The “Playbook” series by Alexa Martin: This is a four-book series, focusing on football, strong women and romance! They’re mostly light-hearted, fun books that are rom-coms more than anything, but Martin does a good job of focusing on the heavy stuff when she has to. 

The fourth book, for example, was unplanned, but Martin felt that she had to talk about players taking a knee (i.e, Kaepernick), and she does so with a style and capability that reflects the rest of the series.

“A Phoenix First Must Burn,” written by 16 different authors and edited by Patrice Caldwell: As Caldwell says in the introduction, “too often media focuses on our suffering. Too often we are portrayed as victims…These sixteen stories highlight Black culture, folktales, strength, beauty, bravery, resistance, magic and hope.” 

It’s just as she says; this anthology features young Black women and non-conforming individuals, set in cultures and environments all over the world. One ends up on an alien planet, another falls in love with a gay vampire.

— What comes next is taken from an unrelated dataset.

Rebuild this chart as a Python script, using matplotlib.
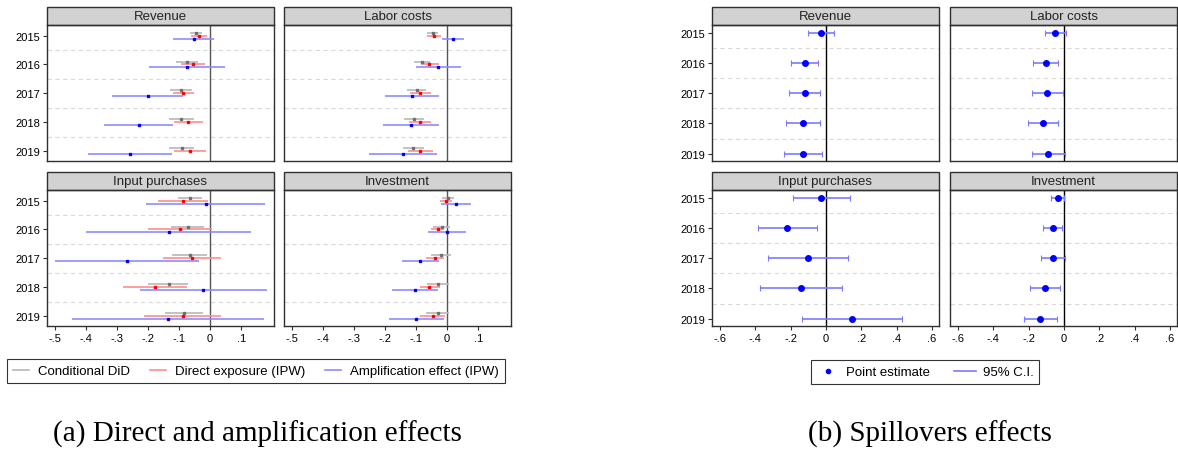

A wonderful blend of many different voices and perspectives, “APFMB” is an easy and enjoyable way to introduce yourself to multiple talented authors.

“A Song of Wraiths and Ruin” by Roseanne A. Brown: This is the first book in a duology inspired by West African folklore, and is a worthy new entry for the fantasy genre. The story is told from the perspectives from our two young protagonists—Malik, who just wants to find a new home, and Karina, the Crown Princess of Ziran—and set against the backdrop of a very cool and rich world. 

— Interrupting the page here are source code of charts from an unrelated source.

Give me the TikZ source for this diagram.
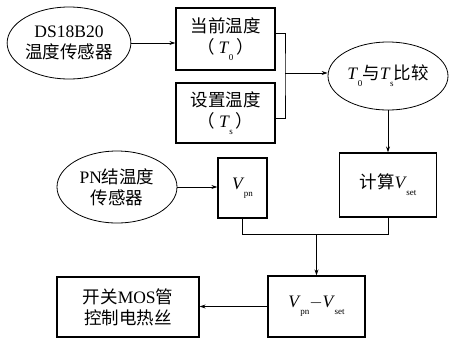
\documentclass[tikz,border=0pt]{standalone}
\usepackage{fontspec}
\setmainfont{Liberation Serif}
\newfontfamily\cjk{Noto Sans CJK SC}
\usetikzlibrary{shapes.geometric,arrows.meta}
\newcommand\vsub[2]{\textit{#1}\kern-0.5pt\raisebox{-0.4em}{\fontsize{9}{9}\selectfont #2}}
\tikzset{
  txt/.style={font=\fontsize{17.5}{21}\selectfont, align=center, inner sep=0pt},
  ell/.style={txt, ellipse, draw, line width=0.8pt},
  box/.style={txt, rectangle, draw, line width=1.2pt},
  conn/.style={line width=0.8pt},
  arr/.style={conn, -{Stealth[length=6pt,width=4pt]}}
}
\begin{document}
\begin{tikzpicture}[x=1pt,y=-1pt]
\useasboundingbox (0,0) rectangle (449,338);
\node[ell, minimum width=122pt, minimum height=72pt] (s1) at (69,43) {DS18B20\\{\cjk 温度传感器}};
\node[box, minimum width=99pt, minimum height=62pt] (t0) at (225.5,39) {{\cjk 当前温度}\\{\cjk （}\hspace{4pt}\vsub{T}{0}\hspace{3pt}{\cjk ）}};
\node[box, minimum width=99pt, minimum height=60pt] (ts) at (225.5,113) {{\cjk 设置温度}\\{\cjk （}\hspace{4pt}\vsub{T}{s}\hspace{3pt}{\cjk ）}};
\node[ell, minimum width=120pt, minimum height=68pt] (cmp) at (388,76) {\vsub{T}{0}{\cjk 与}\vsub{T}{s}{\cjk 比较}};
\node[box, minimum width=97pt, minimum height=64pt] (calc) at (388,185) {{\cjk 计算}\vsub{V}{set}};
\node[box, minimum width=49pt, minimum height=60pt] (vpn) at (242.5,188) {\vsub{V}{pn}};
\node[ell, minimum width=120pt, minimum height=72pt] (s2) at (117,187) {PN{\cjk 结温度}\\{\cjk 传感器}};
\node[box, minimum width=97pt, minimum height=61pt] (diff) at (316.5,306.5) {\vsub{V}{pn}$-$\vsub{V}{set}};
\node[box, minimum width=142pt, minimum height=60pt] (mos) at (128,307) {{\cjk 开关}MOS{\cjk 管}\\{\cjk 控制电热丝}};
\coordinate (j1) at (285,73);
\coordinate (j2) at (316.5,234);
\draw[arr] (s1.east) -- (t0.west |- s1.east);
\draw[conn] ([yshift=6pt]t0.east) -| (j1) |- ([yshift=-5pt]ts.east);
\draw[arr] (j1) -- (cmp.west |- j1);
\draw[arr] (cmp.south) -- (calc.north);
\draw[arr] (s2.east) -- (vpn.west |- s2.east);
\draw[conn] (vpn.south) -- (vpn.south |- j2) -| (calc.south);
\draw[arr] (j2) -- (diff.north);
\draw[arr] (diff.west) -- (mos.east |- diff.west);
\end{tikzpicture}
\end{document}
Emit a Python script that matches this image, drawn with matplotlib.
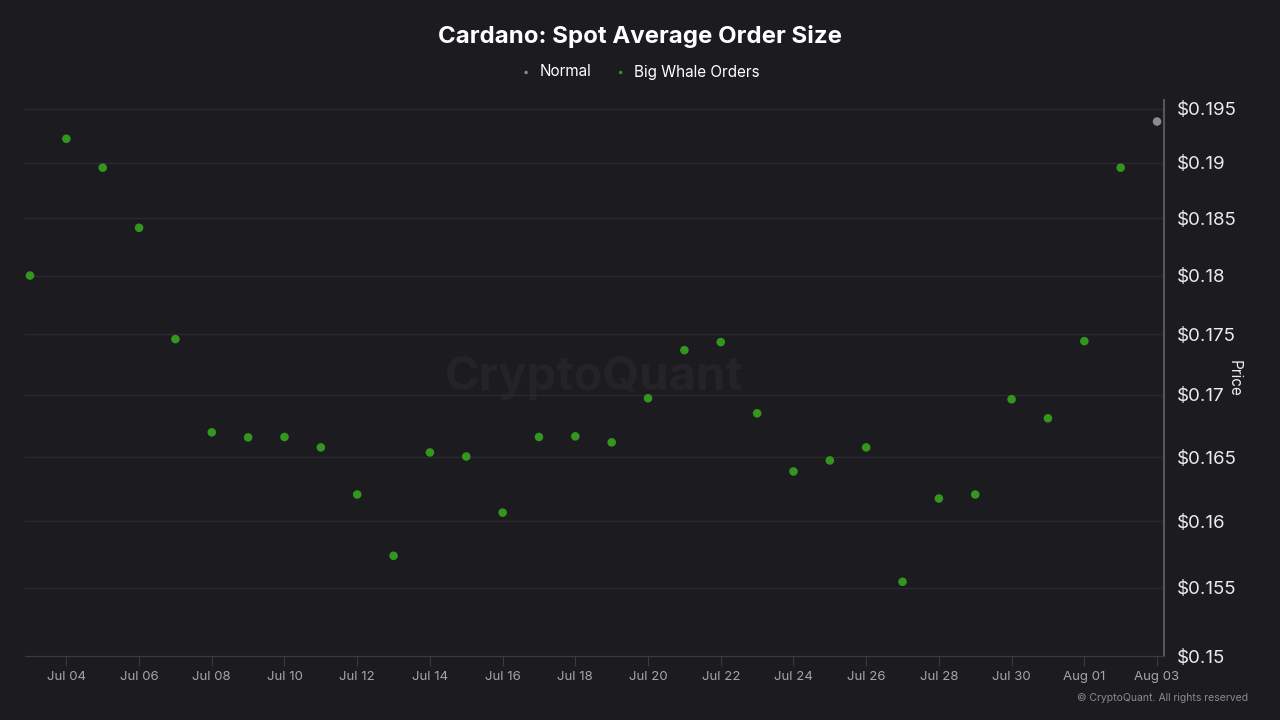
import numpy as np
import pandas as pd
import matplotlib
matplotlib.use("Agg")
import matplotlib.pyplot as plt
import matplotlib.dates as mdates
from matplotlib.ticker import FixedLocator, FuncFormatter, NullLocator

plt.rcParams["font.family"] = ["Inter", "DejaVu Sans"]

# data
whale_dates = pd.date_range("2024-07-03", "2024-08-02", freq="D")
whale_prices = [
    0.1800, 0.1922, 0.18955, 0.18417, 0.1746, 0.16697, 0.16657, 0.1666,
    0.16577, 0.16207, 0.15738, 0.16537, 0.16505, 0.16067, 0.1666, 0.16665,
    0.16617, 0.16972, 0.17368, 0.17435, 0.1685, 0.16387, 0.16474, 0.16577,
    0.15543, 0.16176, 0.16207, 0.16964, 0.1681, 0.17443, 0.18955,
]
normal_dates = pd.to_datetime(["2024-08-03"])
normal_prices = [0.19379]

y_ticks = [0.15, 0.155, 0.16, 0.165, 0.17, 0.175, 0.18, 0.185, 0.19, 0.195]

bg = "#1b1b20"
green = "#35961e"
grey = "#8a8a8f"

fig = plt.figure(figsize=(12.8, 7.2), dpi=100, facecolor=bg)
ax = fig.add_axes([25 / 1280, 1 - 656 / 720, (1164 - 25) / 1280, (656 - 100) / 720])
ax.set_facecolor(bg)

ax.scatter(normal_dates, normal_prices, s=38, color=grey, zorder=3, label="Normal",
           edgecolors="none")
ax.scatter(whale_dates, whale_prices, s=38, color=green, zorder=3,
           label="Big Whale Orders", edgecolors="none")

ax.set_yscale("log")
ax.set_ylim(0.15, 0.1958)
ax.yaxis.set_major_locator(FixedLocator(y_ticks))
ax.yaxis.set_minor_locator(NullLocator())
ax.yaxis.set_major_formatter(FuncFormatter(lambda v, p: f"${v:g}"))
ax.yaxis.tick_right()
ax.yaxis.set_label_position("right")
ax.tick_params(axis="y", length=0, labelsize=13.5, labelcolor="#ececee", pad=9)
ax.set_ylabel("Price", color="#ececee", fontsize=11, rotation=270)
ax.yaxis.set_label_coords(1.068, 0.5)

x0 = pd.Timestamp("2024-07-03") - pd.Timedelta(hours=3.3)
x1 = pd.Timestamp("2024-08-03") + pd.Timedelta(hours=4.6)
ax.set_xlim(x0, x1)
ax.xaxis.set_major_locator(FixedLocator(mdates.date2num(
    pd.date_range("2024-07-04", "2024-08-03", freq="2D"))))
ax.xaxis.set_major_formatter(mdates.DateFormatter("%b %d"))
ax.tick_params(axis="x", length=7, color="#3a3a40", labelsize=9.5,
               labelcolor="#a5a5aa", pad=4)

ax.grid(axis="y", color="#2a2a30", linewidth=1)
for side in ["top", "left"]:
    ax.spines[side].set_visible(False)
ax.spines["bottom"].set_color("#3a3a40")
ax.spines["right"].set_color("#55555a")
ax.spines["right"].set_linewidth(1.5)

ax.text(0.5, 0.5, "CryptoQuant", transform=ax.transAxes, ha="center", va="center",
        fontsize=34, color="#232328", fontweight="bold", zorder=1)

fig.text(0.5, 1 - 37 / 720, "Cardano: Spot Average Order Size", ha="center",
         va="center", color="white", fontsize=17.3, fontweight="bold")
leg = fig.legend(loc="center", bbox_to_anchor=(0.5, 1 - 72 / 720), ncol=2,
                 frameon=False, fontsize=11, labelcolor="white", markerscale=0.4,
                 handlelength=0.8, handletextpad=0.5, columnspacing=1.5)

fig.text(1248 / 1280, 1 - 698 / 720, "© CryptoQuant. All rights reserved",
         ha="right", va="center", color="#8a8a8f", fontsize=7.5)

fig.savefig("out.png", dpi=100, facecolor=bg)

Death brings the two together and keeps them there (specifically, the intent to quite literally murder each other), but what happens when they start to fall in love instead?

“A Song Below Water” by Bethany C Morrow: Combining social commentary and fantasy, this book tells the story of Tavia and her best friend, Effie—sirens and pseudo-sisters. Told from alternating perspectives and set in Portland, Tavia and Effie deal with secrets, past drama, death and their anger for a system that’s failing them.

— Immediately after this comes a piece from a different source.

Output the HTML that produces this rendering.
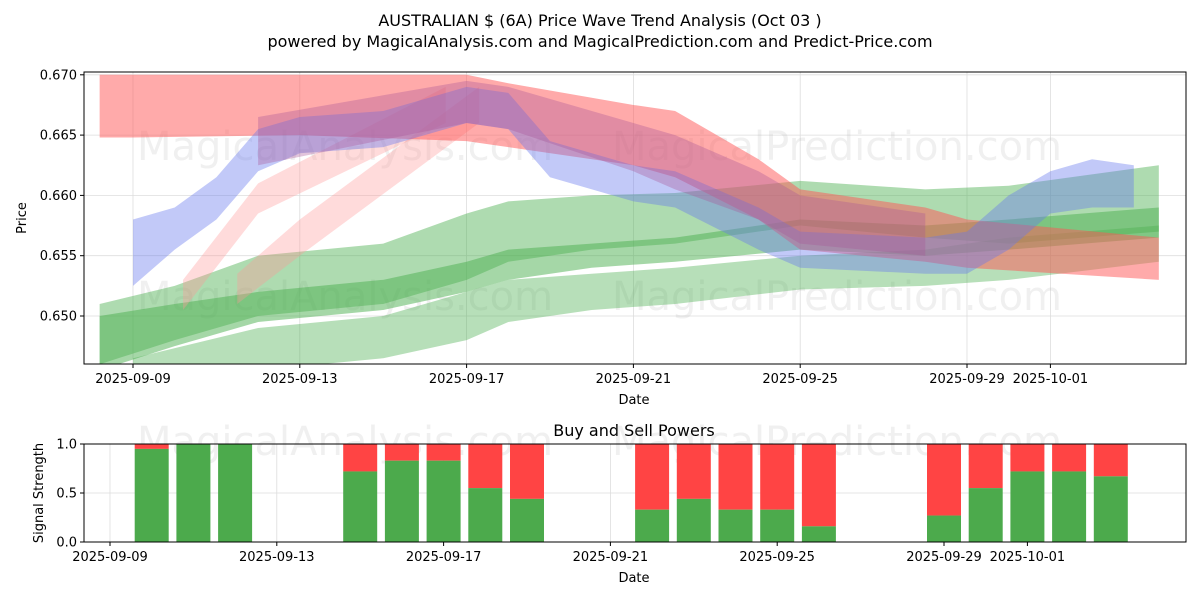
<!DOCTYPE html>
<html><head><meta charset="utf-8"><style>
body{margin:0;background:#fff;}
svg{display:block;font-family:"DejaVu Sans","Liberation Sans",sans-serif;}
</style></head><body>
<svg id="chart" width="1200" height="600" viewBox="0 0 1200 600">
<rect width="1200" height="600" fill="#fff"/>
<text x="600" y="26" text-anchor="middle" font-size="16">AUSTRALIAN $ (6A) Price Wave Trend Analysis (Oct 03 )</text>
<text x="600" y="47" text-anchor="middle" font-size="16">powered by MagicalAnalysis.com and MagicalPrediction.com and Predict-Price.com</text>
<defs><clipPath id="c1"><rect x="84" y="72" width="1102" height="292"/></clipPath></defs>
<g id="top"></g>
<g id="bot"></g>
</svg>
<script>
// ---- data ----
const tickDays = [0,4,8,12,16,20,22];
const tickLabels = ["2025-09-09","2025-09-13","2025-09-17","2025-09-21","2025-09-25","2025-09-29","2025-10-01"];
const priceTicks = [0.650,0.655,0.660,0.665,0.670];
const redDays = [-0.8,0,4,8,9,12,13,15,16,19,20,24.6];
const redLo = [0.6648,0.6648,0.6650,0.6645,0.6640,0.6625,0.6615,0.6580,0.6555,0.6545,0.6540,0.6530];
const redHi = [0.6700,0.6700,0.6700,0.6700,0.6693,0.6675,0.6670,0.6630,0.6605,0.6590,0.6580,0.6565];
const blueDays = [0,1,2,3,4,6,8,9,10,12,13,15,16,19,20,21,22,23,24];
const blueLo = [0.6525,0.6555,0.6580,0.6620,0.6635,0.6640,0.6660,0.6655,0.6615,0.6595,0.6590,0.6555,0.6540,0.6535,0.6535,0.6555,0.6585,0.6590,0.6590];
const blueHi = [0.6580,0.6590,0.6615,0.6655,0.6665,0.6670,0.6690,0.6685,0.6645,0.6625,0.6620,0.6590,0.6570,0.6565,0.6570,0.6600,0.6620,0.6630,0.6625];
const purpleDays = [3,8,9,12,13,15,16,19];
const purpleLo = [0.6625,0.6660,0.6655,0.6620,0.6605,0.6580,0.6560,0.6550];
const purpleHi = [0.6665,0.6695,0.6690,0.6660,0.6650,0.6620,0.6600,0.6585];
const pink1Days = [1.2,3,7.5];
const pink1Lo = [0.6505,0.6585,0.6660];
const pink1Hi = [0.6530,0.6610,0.6690];
const pink2Days = [2.5,4,8.3];
const pink2Lo = [0.6510,0.6550,0.6660];
const pink2Hi = [0.6535,0.6580,0.6690];
const gADays = [-0.8,1,3,6,8,9,11,13,16,19,21,24.6];
const gAHi = [0.6510,0.6525,0.6550,0.6560,0.6585,0.6595,0.6600,0.6602,0.6612,0.6605,0.6608,0.6625];
const gALo = [0.6460,0.6480,0.6500,0.6510,0.6530,0.6545,0.6555,0.6560,0.6575,0.6565,0.6560,0.6570];
const gBDays = [-0.8,1,3,6,8,9,11,13,16,19,21,24.6];
const gBHi = [0.6500,0.6510,0.6520,0.6530,0.6545,0.6555,0.6560,0.6565,0.6580,0.6575,0.6580,0.6590];
const gBLo = [0.6455,0.6475,0.6495,0.6505,0.6520,0.6530,0.6540,0.6545,0.6555,0.6550,0.6555,0.6565];
const gCDays = [0,3,6,8,9,11,13,16,19,21,24.6];
const gCHi = [0.6465,0.6490,0.6500,0.6520,0.6530,0.6535,0.6540,0.6550,0.6555,0.6565,0.6575];
const gCLo = [0.6440,0.6455,0.6465,0.6480,0.6495,0.6505,0.6510,0.6522,0.6525,0.6530,0.6545];
const barDays = [1,2,3,6,7,8,9,10,13,14,15,16,17,20,21,22,23,24];
const buyVals = [0.95,1.0,1.0,0.72,0.83,0.83,0.55,0.44,0.33,0.44,0.33,0.33,0.16,0.27,0.55,0.72,0.72,0.67];
const sigTicks = [0.0,0.5,1.0];

const NS="http://www.w3.org/2000/svg";
function mk(tag,attrs,parent){const e=document.createElementNS(NS,tag);for(const k in attrs)e.setAttribute(k,attrs[k]);parent.appendChild(e);return e;}
const gTop=document.getElementById('top'), gBot=document.getElementById('bot');
const L=84,R=1186,T1=72,B1=364,T2=444,B2=542;
const xT=d=>133+d*41.7, yT=p=>316-(p-0.650)/0.005*60.3;
const xB=d=>110+d*41.7, yB=v=>B2-v*(B2-T2);

tickDays.forEach((d,i)=>{
  const g=mk('line',{x1:xT(d),x2:xT(d),y1:T1,y2:B1,stroke:'#ddd','stroke-width':0.8},gTop);
  
  
  mk('line',{x1:xT(d),x2:xT(d),y1:B1,y2:B1+4,stroke:'#000'},gTop);
  const t=mk('text',{x:xT(d),y:B1+19,'text-anchor':'middle','font-size':13},gTop);
  t.textContent=tickLabels[i];
  
  
});
priceTicks.forEach(p=>{
  mk('line',{x1:L,x2:R,y1:yT(p),y2:yT(p),stroke:'#ddd','stroke-width':0.8},gTop);
  mk('line',{x1:L-4,x2:L,y1:yT(p),y2:yT(p),stroke:'#000'},gTop);
  const t=mk('text',{x:L-7,y:yT(p)+4.5,'text-anchor':'end','font-size':13},gTop);
  t.textContent=p.toFixed(3);
  
  
});
const wm=[[345,160,"MagicalAnalysis.com"],[837,160,"MagicalPrediction.com"],[345,310,"MagicalAnalysis.com"],[837,310,"MagicalPrediction.com"]];
wm.forEach(w=>{const t=mk('text',{x:w[0],y:w[1],'text-anchor':'middle','font-size':40,fill:'#999','fill-opacity':0.15},gTop);t.textContent=w[2];
  
  });
const bands=mk('g',{'clip-path':'url(#c1)'},gTop);
function band(days,lo,hi,color,op,name){
  let pts=days.map((d,i)=>xT(d)+','+yT(hi[i]));
  for(let i=days.length-1;i>=0;i--)pts.push(xT(days[i])+','+yT(lo[i]));
  const p=mk('polygon',{points:pts.join(' '),fill:color,'fill-opacity':op},bands);
  
  
}
band(gCDays,gCLo,gCHi,'#4caf50',0.4,'green-band-low');
band(gADays,gALo,gAHi,'#4caf50',0.45,'green-band-high');
band(gBDays,gBLo,gBHi,'#4caf50',0.5,'green-band-mid');
band(pink1Days,pink1Lo,pink1Hi,'#ff9999',0.35,'pink-band-1');
band(pink2Days,pink2Lo,pink2Hi,'#ff9999',0.35,'pink-band-2');
band(redDays,redLo,redHi,'#ff5555',0.5,'red-band');
band(blueDays,blueLo,blueHi,'#6677ee',0.4,'blue-band');
band(purpleDays,purpleLo,purpleHi,'#aa5599',0.35,'purple-band');
mk('rect',{x:L,y:T1,width:R-L,height:B1-T1,fill:'none',stroke:'#000','stroke-width':1},gTop);
let t=mk('text',{x:634,y:404,'text-anchor':'middle','font-size':13},gTop);t.textContent='Date';


t=mk('text',{x:26,y:218,'text-anchor':'middle','font-size':13,transform:'rotate(-90 26 218)'},gTop);t.textContent='Price';



t=mk('text',{x:634,y:436,'text-anchor':'middle','font-size':16},gBot);t.textContent='Buy and Sell Powers';


tickDays.forEach((d,i)=>{
  mk('line',{x1:xB(d),x2:xB(d),y1:T2,y2:B2,stroke:'#ddd','stroke-width':0.8},gBot);
  mk('line',{x1:xB(d),x2:xB(d),y1:B2,y2:B2+4,stroke:'#000'},gBot);
  const tt=mk('text',{x:xB(d),y:B2+19,'text-anchor':'middle','font-size':13},gBot);tt.textContent=tickLabels[i];
  
  
});
sigTicks.forEach(v=>{
  mk('line',{x1:L,x2:R,y1:yB(v),y2:yB(v),stroke:'#ddd','stroke-width':0.8},gBot);
  mk('line',{x1:L-4,x2:L,y1:yB(v),y2:yB(v),stroke:'#000'},gBot);
  const tt=mk('text',{x:L-7,y:yB(v)+4.5,'text-anchor':'end','font-size':13},gBot);tt.textContent=v.toFixed(1);
  
  
});
[[345,455,"MagicalAnalysis.com"],[837,455,"MagicalPrediction.com"]].forEach(w=>{const tt=mk('text',{x:w[0],y:w[1],'text-anchor':'middle','font-size':40,fill:'#999','fill-opacity':0.15},gBot);tt.textContent=w[2];
  
  });
barDays.forEach((d,i)=>{
  const x=xB(d)-17,w=34;
  const r=mk('rect',{x:x,y:yB(1),width:w,height:yB(buyVals[i])-yB(1),fill:'#ff4444'},gBot);
  
  
  const g=mk('rect',{x:x,y:yB(buyVals[i]),width:w,height:yB(0)-yB(buyVals[i]),fill:'#4caa4c'},gBot);
  
  
});
mk('rect',{x:L,y:T2,width:R-L,height:B2-T2,fill:'none',stroke:'#000','stroke-width':1},gBot);
t=mk('text',{x:634,y:582,'text-anchor':'middle','font-size':13},gBot);t.textContent='Date';


t=mk('text',{x:43,y:493,'text-anchor':'middle','font-size':13,transform:'rotate(-90 43 493)'},gBot);t.textContent='Signal Strength';


</script>
</body></html>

    Not the lightest read, but worth it for Morrow’s writing skills and unique, interesting story!

    “Grown” by Tiffany D. Jackson: TW for sexual abuse, murder.

    This is definitely the heaviest book on this list, and for good reason. “Grown” tells the story of Enchanted Jones, a young aspiring singer who is drawn into a web of hurt, manipulation and mystery. A thriller (and thrillingly written), this book was the Goodreads Choice Award Nominee for Young Adult Fiction (2020) for good reason.

    A fierce battle cry against rape culture and misogynoir in the music industry, “Grown” will make you cry, crack your heart in two, and leave you intensely shaken.

    “Charming as a Verb” by Ben Philippe: Onto something lighter! Charming, outgoing Henri and “intense,” introverted Corinne star in this is a coming-of-age rom-com that involves dogs, a “mutual hustle”….and the college search process.

    Funny and honest with some actually relatable teenagers, this one is a fun weekend binge-read!

    “Happily Ever Afters” by Elise Bryant: Another light-hearted romance! The premise of this one was an immediate “oh yes” from me. Tessa Johnson is a 16-year old who loves to write and read romance, and she’s tired of not seeing leading ladies who look like her.

    When she gets accepted to a writing program at an art school, she finally gets to write those stories herself! Only problem is, she’s suddenly lacking any and all inspiration. Luckily, her best friend comes up with a solution; Tessa just has to fall in love herself. What could go wrong?